Fernando de Haro
No estamos, como dice Zapatero, en mejores condiciones que el resto de los países de nuestro entorno. Manuel Pizarro señalaba hace unos días “que se ha acabado la fiesta y ahora llega la resaca”. La fiesta que hemos celebrado en España, gracias al euro y a unos tipos reales negativos, ha tenido como ingredientes un empleo casi pleno en muchas zonas del país (no en Andalucía), un consumo alegre y una absorción de la inmigración sin problemas aparentes porque había trabajo para todos.
Buena parte de la generación que anda en el entorno de los 30 años no tiene memoria de aquella España en la que todo el mundo tenía muy cerca un parado.
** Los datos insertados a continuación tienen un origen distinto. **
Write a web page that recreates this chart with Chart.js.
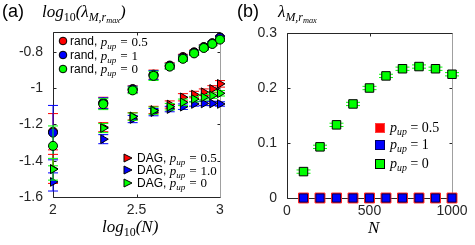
<!DOCTYPE html>
<html><head><meta charset="utf-8">
<script src="https://cdn.jsdelivr.net/npm/chart.js@4.4.0/dist/chart.umd.min.js"></script>
<style>
html,body{margin:0;padding:0;background:#fff;}
#wrap{position:relative;width:475px;height:245px;overflow:hidden;}
canvas{position:absolute;top:0;}
.t{position:absolute;white-space:nowrap;color:#000;line-height:1;}
.m{font-family:'Liberation Serif','Times New Roman',serif;font-style:italic;}
.n{font-style:normal;}
sub{font-size:70%;vertical-align:-0.3em;line-height:0;}
.sans{font-family:'Liberation Sans',Arial,sans-serif;}
.row{position:absolute;white-space:nowrap;line-height:1;display:flex;align-items:center;height:14px;}
.row svg{position:absolute;}
</style></head><body><div id="wrap">
<canvas id="ca" width="237" height="245" style="left:0"></canvas>
<canvas id="cb" width="238" height="245" style="left:237px"></canvas>

<div class="t sans" style="left:2px;top:2px;font-size:18px;">(a)</div>
<div class="t m" style="left:42px;top:3px;font-size:17px;">log<sub class="n">10</sub>(λ<sub>M,r<sub>max</sub></sub>)</div>
<div class="t sans" style="left:237px;top:2px;font-size:18px;">(b)</div>
<div class="t m" style="left:278px;top:3px;font-size:17px;">λ<sub>M,r<sub>max</sub></sub></div>
<div class="t m" style="left:102px;top:218px;font-size:17px;">log<sub class="n">10</sub>(N)</div>
<div class="t m" style="left:368px;top:219px;font-size:17px;">N</div>

<div id="legA"></div>
<div id="legD"></div>
<div id="legB"></div>
</div>
<script>
// ---------- DATA ----------
const logN = [2, 2.301, 2.477, 2.602, 2.699, 2.778, 2.845, 2.903, 2.954, 3];
const aXTicks = [2, 2.5, 3];
const aYTicks = [-1.6, -1.4, -1.2, -1, -0.8];

const randRed   = [-1.24, -1.080, -1.005, -0.925, -0.875, -0.828, -0.802, -0.773, -0.752, -0.720];
const randBlue  = [-1.245, -1.083, -1.007, -0.928, -0.878, -0.833, -0.805, -0.775, -0.753, -0.722];
const randGreen = [-1.318, -1.088, -1.012, -0.932, -0.881, -0.838, -0.808, -0.778, -0.756, -0.732];
const randRedErr   = [0.10, 0.03, 0.018, 0.025, 0.015, 0.015, 0.012, 0.012, 0.010, 0.010];
const randBlueErr  = [0.15, 0.03, 0.018, 0.025, 0.015, 0.015, 0.012, 0.012, 0.010, 0.010];
const randGreenErr = [0.11, 0.03, 0.018, 0.025, 0.015, 0.015, 0.012, 0.012, 0.010, 0.010];

const dagRed   = [-1.445, -1.215, -1.155, -1.120, -1.090, -1.050, -1.035, -1.022, -1.004, -0.976];
const dagBlue  = [-1.517, -1.281, -1.170, -1.132, -1.115, -1.102, -1.087, -1.084, -1.084, -1.087];
const dagGreen = [-1.447, -1.220, -1.157, -1.124, -1.102, -1.078, -1.060, -1.050, -1.041, -1.028];
const dagRedErr   = [0.08, 0.025, 0.02, 0.02, 0.02, 0.02, 0.018, 0.018, 0.018, 0.018];
const dagBlueErr  = [0.05, 0.025, 0.02, 0.02, 0.015, 0.015, 0.012, 0.012, 0.012, 0.012];
const dagGreenErr = [0.06, 0.025, 0.02, 0.02, 0.018, 0.018, 0.015, 0.015, 0.015, 0.015];

const N = [100, 200, 300, 400, 500, 600, 700, 800, 900, 1000];
const bXTicks = [0, 500, 1000];
const bYTicks = [0, 0.1, 0.2, 0.3];
const bRed   = [0, 0, 0, 0, 0, 0, 0, 0, 0, 0];
const bBlue  = [0, 0, 0, 0, 0, 0, 0, 0, 0, 0];
const bGreen = [0.048, 0.093, 0.133, 0.171, 0.200, 0.222, 0.235, 0.239, 0.235, 0.225];
const bGreenErr = [0.003, 0.003, 0.003, 0.003, 0.003, 0.003, 0.003, 0.003, 0.003, 0.003];

// ---------- PLUGINS ----------
const boxPlugin = {
  id: 'box',
  beforeDatasetsDraw(chart) {
    const {ctx, chartArea: a, scales: {x, y}} = chart;
    const L = Math.round(a.left) + 0.5, R = Math.round(a.right) + 0.5,
          T = Math.round(a.top) + 0.5, B = Math.round(a.bottom) + 0.5;
    ctx.save();
    ctx.lineWidth = 1;
    ctx.strokeStyle = '#262626';
    const tl = 3;
    ctx.beginPath();
    x.ticks.forEach(t => {
      const p = Math.round(x.getPixelForValue(t.value)) + 0.5;
      ctx.moveTo(p, B); ctx.lineTo(p, B - tl);
      ctx.moveTo(p, T); ctx.lineTo(p, T + tl);
    });
    y.ticks.forEach(t => {
      const p = Math.round(y.getPixelForValue(t.value)) + 0.5;
      ctx.moveTo(L, p); ctx.lineTo(L + tl, p);
      ctx.moveTo(R, p); ctx.lineTo(R - tl, p);
    });
    ctx.stroke();
    ctx.beginPath();
    ctx.moveTo(R, B); ctx.lineTo(L, B); ctx.lineTo(L, T); ctx.lineTo(R, T);
    ctx.stroke();
    ctx.strokeStyle = '#a0a0a0';
    ctx.beginPath(); ctx.moveTo(R, T); ctx.lineTo(R, B); ctx.stroke();
    ctx.restore();
  }
};

const errPlugin = {
  id: 'err',
  beforeDatasetDraw(chart, args) {
    const ds = chart.data.datasets[args.index];
    if (!ds.errors) return;
    const {ctx, scales: {x, y}} = chart;
    ctx.save();
    ctx.strokeStyle = ds.backgroundColor;
    ctx.lineWidth = 1;
    ds.data.forEach((p, i) => {
      const e = ds.errors[i];
      if (!e) return;
      const px = x.getPixelForValue(p.x);
      const y1 = y.getPixelForValue(p.y + e), y2 = y.getPixelForValue(p.y - e);
      const c = ds.capHalf;
      ctx.beginPath();
      ctx.moveTo(px, y1); ctx.lineTo(px, y2);
      ctx.moveTo(px - c, y1); ctx.lineTo(px + c, y1);
      ctx.moveTo(px - c, y2); ctx.lineTo(px + c, y2);
      ctx.stroke();
    });
    ctx.restore();
  }
};

function mk(xs, ys, errs, color, style, radius, order, cap, rotation, border) {
  return {
    data: xs.map((v, i) => ({x: v, y: ys[i]})),
    backgroundColor: color, borderColor: border || '#000', borderWidth: 1,
    pointStyle: style, pointRadius: radius, pointHoverRadius: radius,
    pointRotation: rotation || 0, order: order, errors: errs, capHalf: cap,
    clip: false, showLine: false
  };
}

const tickFont = {family: "'Liberation Sans', Arial, sans-serif", size: 14};

function axes(xmin, xmax, ymin, ymax, xt, yt, yW, xH) {
  return {
    x: {
      type: 'linear', min: xmin, max: xmax,
      afterBuildTicks: s => { s.ticks = xt.map(v => ({value: v})); },
      afterFit: s => { s.height = xH; },
      ticks: {font: tickFont, color: '#262626', padding: 5, maxRotation: 0, autoSkip: false,
              callback: v => String(v)},
      grid: {display: false, drawTicks: false}, border: {display: false}
    },
    y: {
      type: 'linear', min: ymin, max: ymax,
      afterBuildTicks: s => { s.ticks = yt.map(v => ({value: v})); },
      afterFit: s => { s.width = yW; },
      ticks: {font: tickFont, color: '#262626', padding: 10, autoSkip: false,
              callback: v => String(Math.round(v * 10) / 10)},
      grid: {display: false, drawTicks: false}, border: {display: false}
    }
  };
}

const common = {
  responsive: false, animation: false, devicePixelRatio: 1,
  plugins: {legend: {display: false}, tooltip: {enabled: false}}
};

new Chart(document.getElementById('ca'), {
  type: 'scatter',
  data: {datasets: [
    mk(logN, randRed, randRedErr, '#ff0000', 'circle', 4.5, 6, 5),
    mk(logN, randBlue, randBlueErr, '#0000ff', 'circle', 4.5, 5, 5),
    mk(logN, randGreen, randGreenErr, '#00ff00', 'circle', 4.5, 4, 5),
    mk(logN, dagRed, dagRedErr, '#ff0000', 'triangle', 5, 3, 5, 90),
    mk(logN, dagBlue, dagBlueErr, '#0000ff', 'triangle', 5, 2, 5, 90),
    mk(logN, dagGreen, dagGreenErr, '#00ff00', 'triangle', 5, 1, 5, 90)
  ]},
  options: Object.assign({}, common, {
    layout: {padding: {left: 0, top: 32, right: 17, bottom: 0}},
    scales: axes(2, 3, -1.6, -0.69, aXTicks, aYTicks, 53, 48)
  }),
  plugins: [boxPlugin, errPlugin]
});

new Chart(document.getElementById('cb'), {
  type: 'scatter',
  data: {datasets: [
    mk(N, bRed, null, '#ff0000', 'rect', 7, 3, 0, 0, '#ff2020'),
    mk(N, bBlue, null, '#0000ff', 'rect', 5.7, 2, 0, 0, '#000060'),
    mk(N, bGreen, bGreenErr, '#00ff00', 'rect', 6, 1, 7)
  ]},
  options: Object.assign({}, common, {
    layout: {padding: {left: 0, top: 33, right: 23, bottom: 0}},
    scales: axes(0, 1000, 0, 0.3, bXTicks, bYTicks, 50, 47)
  }),
  plugins: [boxPlugin, errPlugin]
});

// ---------- LEGENDS (HTML text) ----------
function circle(c) { return `<svg width="10" height="10" style="left:-5px;top:2px"><circle cx="5" cy="5" r="3.8" fill="${c}" stroke="#000" stroke-width="1"/></svg>`; }
function tri(c) { return `<svg width="10" height="10" style="left:-5px;top:2px"><polygon points="1,1 9,5 1,9" fill="${c}" stroke="#000" stroke-width="1"/></svg>`; }
function sq(c, b) { return `<svg width="12" height="12" style="left:-6px;top:1px"><rect x="1.5" y="1.5" width="9" height="9" fill="${c}" stroke="${b}" stroke-width="1"/></svg>`; }
const pup = v => `<span class="m" style="font-size:13px;">p<sub>up</sub> = ${'<span class="n">' + v + '</span>'}</span>`;

const legA = [['#ff0000', '0.5', 34], ['#0000ff', '1', 48], ['#00ff00', '0', 61.5]];
document.getElementById('legA').innerHTML = legA.map(([c, v, y]) =>
  `<div class="row" style="left:63px;top:${y}px;"><span style="position:relative;width:7px;display:inline-block;height:14px;">${circle(c)}</span><span class="sans" style="font-size:12px;">rand,&nbsp;</span>${pup(v)}</div>`).join('');

const legD = [['#ff0000', '0.5', 150.5], ['#0000ff', '1.0', 163], ['#00ff00', '0', 175.5]];
document.getElementById('legD').innerHTML = legD.map(([c, v, y]) =>
  `<div class="row" style="left:128px;top:${y}px;"><span style="position:relative;width:9px;display:inline-block;height:14px;">${tri(c)}</span><span class="sans" style="font-size:12px;">DAG,&nbsp;</span>${pup(v)}</div>`).join('');

const legB = [['#ff0000', '#ff4040', '0.5', 120.5], ['#0000ff', '#000060', '1', 138], ['#00ff00', '#000', '0', 156.5]];
document.getElementById('legB').innerHTML = legB.map(([c, b, v, y]) =>
  `<div class="row" style="left:380px;top:${y}px;"><span style="position:relative;width:10px;display:inline-block;height:14px;">${sq(c, b)}</span><span class="m" style="font-size:14px;">p<sub>up</sub>&thinsp;=&thinsp;<span class="n">${v}</span></span></div>`).join('');
</script>
</body></html>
Ha sido una fiesta en gran medida irresponsable porque, instalados en un bienestar relativamente fácil, hemos querido olvidarnos de que seguíamos siendo muy débiles: nuestra productividad es muy baja. Hace unos días nos advertía de ello el comisario de Asuntos Económicos. Joaquín Almunia señalaba que tenemos poca capacidad para producir, especialmente en el sector servicios y en el sector público. Hay una relación directa entre esa carencia y los malos resultados de nuestro sistema educativo.
Cuestiones serias
Pero este final de fiesta puede provocar un pendulazo que no es deseable. Las alegrías económicas han permitido que esta legislatura que ahora acaba haya estado marcada por los problemas relacionados con la identidad de los ciudadanos y de la democracia; de nuestro país y de nuestra historia; por el impulso de nuevos derechos (al aborto, a la eutanasia, a la disolución inmediata del matrimonio, a las opciones mal llamadas de género, a la autonomía personal, al reconocimiento de las supuestas naciones que conviven en nuestro país...) que el Estado debía tutelar. La agenda ha estado dominada, por decirlo de algún modo, por las cuestiones de sentido, del sentido de la existencia y de la convivencia común.
Ha sido una legislatura funesta porque en esa agenda se ha alimentado la fractura social y se han utilizado los resortes del poder para imponer soluciones ideológicas. Una de las más determinantes ha sido la ideología de los nuevos derechos, en gran medida hija del 68, que subjetiviza el deseo humano hasta destruirlo y entregarlo a un nuevo estatalismo. Pero, paradójicamente, nunca como en este último tiempo se ha hecho tan evidente que es necesario que las preguntas elementales sobre quiénes somos como personas, como sujetos de derechos, como ciudadanos, o sobre nuestra identidad como nación formen parte del espacio público. Nunca se ha debatido con más pasión en los ambientes de trabajo y de descanso sobre lo que es justo o injusto, sobre el papel de la religión, sobre qué sentido tiene la identidad sexual o sobre el papel del Estado. Ha sido un debate manipulado siempre por las imposiciones del Gobierno, que ha generado violencia en la sociedad civil. Pero sería frustrante que, ante una desaceleración económica, la resaca de la que habla Pizarro consistiera en “privatizar” esta perspectiva porque ahora hay que ocuparse de cuestiones realmente serias.
Si la cosa cae del lado del PSOE, con soluciones keynesianas de incremento del gasto público, y si cae del lado del PP, con bajadas de la presión fiscal e incentivos al consumo privado. En cualquier caso, soluciones exclusivamente “técnicas” porque no estamos para tonterías. La desaceleración que ya estamos sufriendo, esperemos que no sea crisis, es una buena ocasión para que las “cuestiones sobre el sentido” no abandonen la escena pública y, retomadas, sin abusos y con auténtico pluralismo, nos sirvan para afrontar el reto que tenemos por delante. El desempleo, que afecta y afectará a muchos inmigrantes, nos plantea un serio interrogante sobre nuestra identidad cultural. La mejora de nuestra productividad y de nuestro sistema educativo reclama muchas energías para recuperar los motivos que pueden hacer interesante trabajar y fomentar la creatividad social. Es la economía, es el sentido.